Margarita Benitez and Markus Vogl
(School of the Art Institute of Chicago, IL, USA)
http://www.benitezvogl.com/circadian_capital/index.htm
"Circadian Capital"


"Circadian Capital" is an interactive sound installation which sonifies exchange rate data via Max/MSP. The piece reacts to "coins" being placed on the surface of a reacTable and plays different sounds influenced by the Foreign Exchange trading data of the day.


Byeong Sam Jeon
(Donald Bren School of Information & Computer Sciences, University of California, Irvine, CA, USA)
http://www.bsjeon.net/
"Telematic Drum Circle"


Combining telecommunications, robotics, human-computer interaction, and improvisational music, "Telematic Drum Circle" allows multiple online users around the world to create a live collective sound improvisation through controlling robotic percussion instruments via the Internet. The project explores the rupture of deeper communication in the technology-mediated world, and addresses the issue of global harmony by sharing participants' rhythmical spirit produced through the telematic live drum ensemble.
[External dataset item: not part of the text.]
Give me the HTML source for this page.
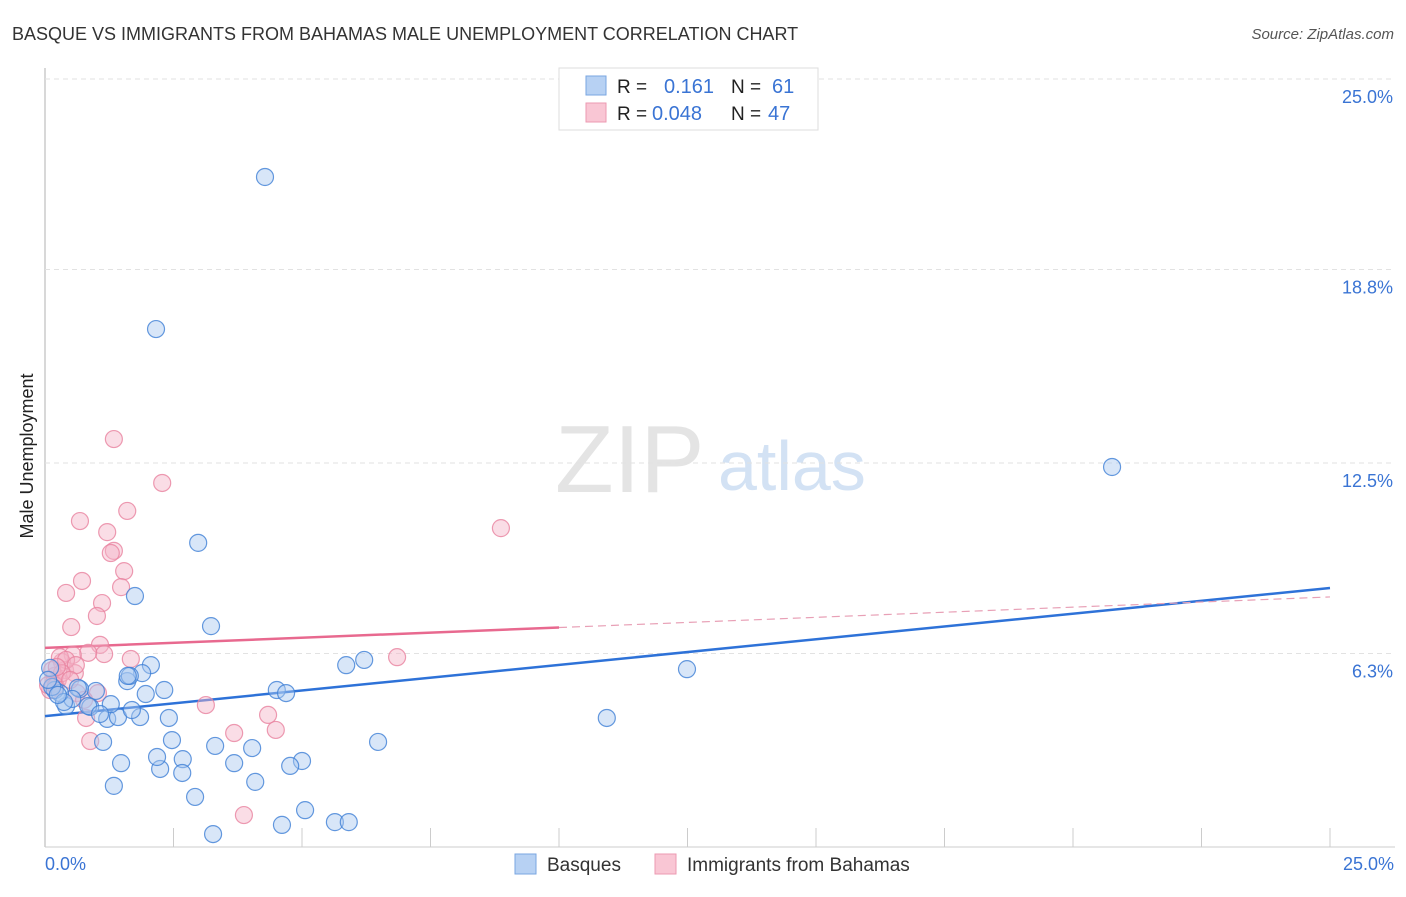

In addition, the jury has given honorable mention to:


Hung-Lin Hsu and Cheng-I Tsai
(National Cheng Kung University, Tainan, Taiwan)
http://sites.google.com/a/ialab.tw/open-space-2-0/Home/ARS
"Open Space 2.0"


In the "Open Space 2.0" system, users can take pictures using their cell phones and upload them with geographical data to a shared server. Other users can access these photos when they reach the same location, either at the same time or in the future, allowing them to see locations from different perspectives at different times.


Cheth Rowe
(San Francisco Art Institute, San Francisco, CA, USA)
http://www.3letterdictionary.com
"A Reward-Driven Process for Local, Noospheric, and Computational Detection of Stochastic Deviation Fields"


This project provides a method for measuring combined human thoughts. Three letters are randomly and repeatedly generated. It is theorized that group consciousness will skew these formations toward the generation of English words and poetry.

ArtSci Student Contest Gallery

See the work of the ArtSci Student Contest winners in the Leonardo Gallery

Jury

The jury consisted of:

- Nina Czegledy, independent media artist, curator and writer
- Piero Scaruffi, cognitive scientist and writer
- Tami Spector, professor of organic chemistry at the University of San Francisco
- Pamela Winfrey, senior artist at the San Francisco Exploratorium

Three of the winning projects were displayed at the closing reception of "Remix: From Science to Art and Back in the Digital Age," day 2 of the Berkeley Big Bang 08 symposium at the UC Berkeley Art Museum (June 3, 2008). All seven projects will also be highlighted in a special gallery section in an upcoming issue of Leonardo (TBA).